If the SKBBK deduction was not included in the June 2026 payroll cycle, contact your payroll provider or HR team immediately. The standard correction approach is to apply the missed deduction in the next payroll cycle and include the outstanding contribution in the next SOCSO ASSIST submission. Late SOCSO contributions attract a surcharge of 6% per annum on unpaid amounts under the Employees' Social Security Act. We recommend confirming the exact correction method with SOCSO directly or through your in-country payroll advisor, as SOCSO's guidance on catch-up remittances should be followed precisely.
5. Does SKBBK apply to foreign employees working in Malaysia?
Foreign employees already enrolled in SOCSO First Category contributions in Malaysia will be subject to SKBBK from June 2026. The determining factor is whether the employee is currently contributing under First Category SOCSO — not their nationality. SOCSO coverage for foreign workers has expanded in recent years, and many foreign nationals on Malaysian employment contracts are now enrolled. Confirm each foreign employee's current SOCSO registration status via the ASSIST portal or with your payroll provider before processing the June deduction.

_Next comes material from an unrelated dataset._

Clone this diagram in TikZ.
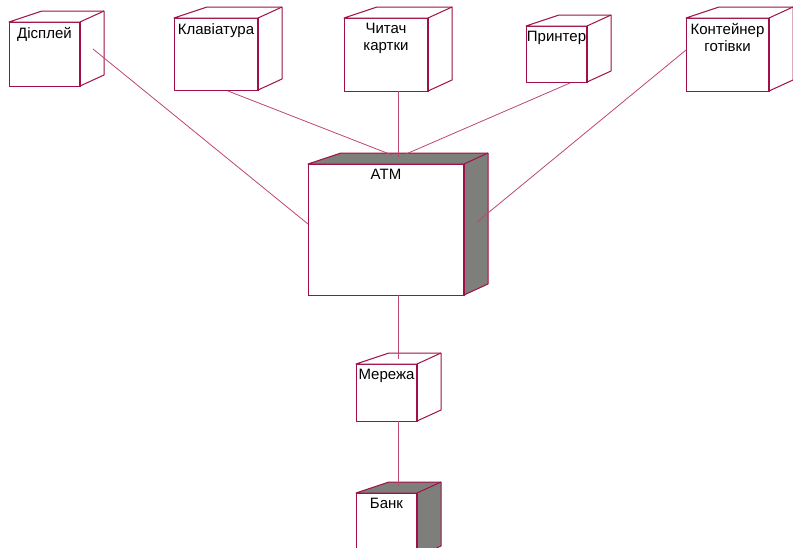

6. When does the rate increase from 0.75% to 1.00%, and do we need to do anything now?
The Phase 1 rate of 0.75% applies for the first two years of the scheme — from June 2026 through May 2028. The Phase 2 rate of 1.00% takes effect from June 2028, and the Phase 3 rate of 1.25% from June 2031. No action is required now for Phase 2 or Phase 3. Continue applying the 0.75% Phase 1 rate until SOCSO issues updated contribution schedules ahead of each transition. Slasify clients managing Malaysia payroll through our platform will be notified proactively before each phase change takes effect.